Orpheus, satır aralarında çağımızın insanını, toplumun görünmeyen yalnızlıklarını ve kaybolmuşluk hissini incelikle işler. Sosyal medyanın ve modern yaşamın yüzeysel ilişkileri arasında sıkışan karakterler, hem kendi iç dünyalarında hem de çevreleriyle kurdukları ilişkilerde eksiklikler hissederler. Mizahla örülü dili sayesinde roman, ağır temaları işlerken bile okuyucuya keyifli bir okuma deneyimi sunar. Orphée ve Louis’in hikâyeleri, aşk, kayıp, zaman ve delilik temalarını bir araya getirerek, modern insanın ruhsal karmaşasına ayna tutar.
Roman, aynı zamanda modern Fransız edebiyatının klasik mitleri çağdaş bir bağlamda yeniden yorumlama potansiyelini de gösterir. Metzger, mitolojik karakterleri ve olayları günümüzün toplumsal ve bireysel sorunlarıyla ilişkilendirerek, hem klasik hem de modern edebiyat meraklılarını tatmin eden bir eser ortaya koyar. Orpheus, okuyucusuna sadece bir aşk hikâyesi anlatmakla kalmaz; aynı zamanda insanın kendi geçmişi, kayıpları ve arayışlarıyla yüzleşmesine olanak tanır.

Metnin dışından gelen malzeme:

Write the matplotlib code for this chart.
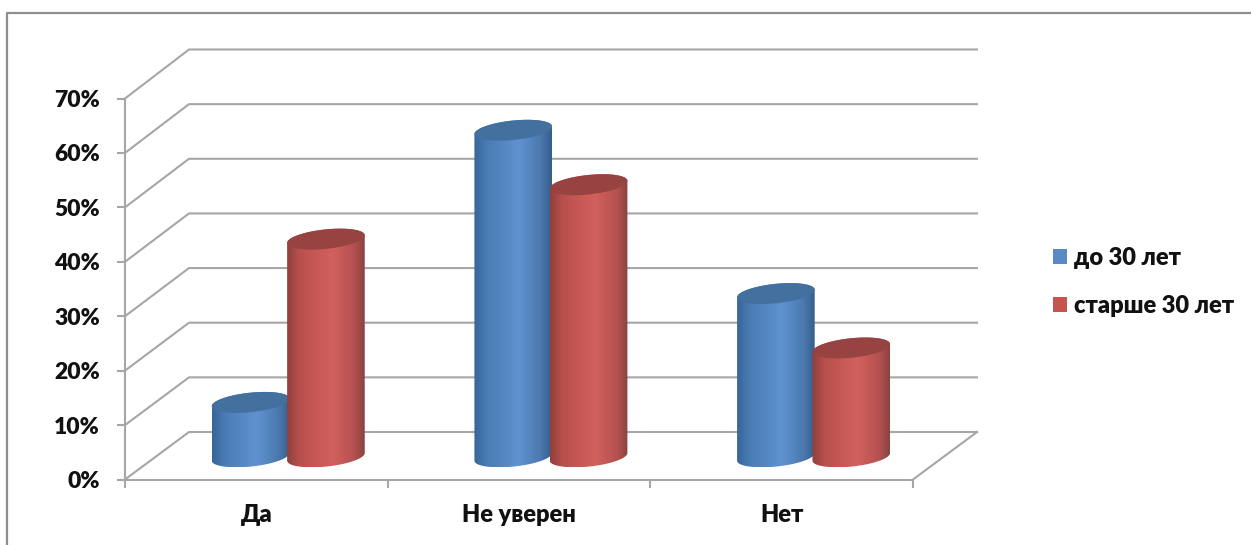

Sonuç olarak, Orpheus, mitolojiyi modern bir perspektifle yorumlamakla kalmaz, aynı zamanda insan ruhunun karmaşıklığını, modern yaşamın yalnızlığını ve kayıplar karşısındaki çaresizliği derinlemesine ele alır. Mizah, trajedi ve ince gözlemlerle örülü bu roman, okur üzerinde kalıcı bir etki bırakır ve çağdaş Fransız edebiyatının önemli örneklerinden biri olarak değerlendirilebilir. İpek Ortaer Montanari’nin akıcı ve özenli çevirisi sayesinde, bu etki Türkçede de kusursuz bir şekilde hissedilir; okuyucu, tıpkı orijinal metinde olduğu gibi Orphée ve Louis’in dünyasına dalar, Paris’in ışıkları ve gölgeleri arasında unutulmaz bir yolculuğa çıkar.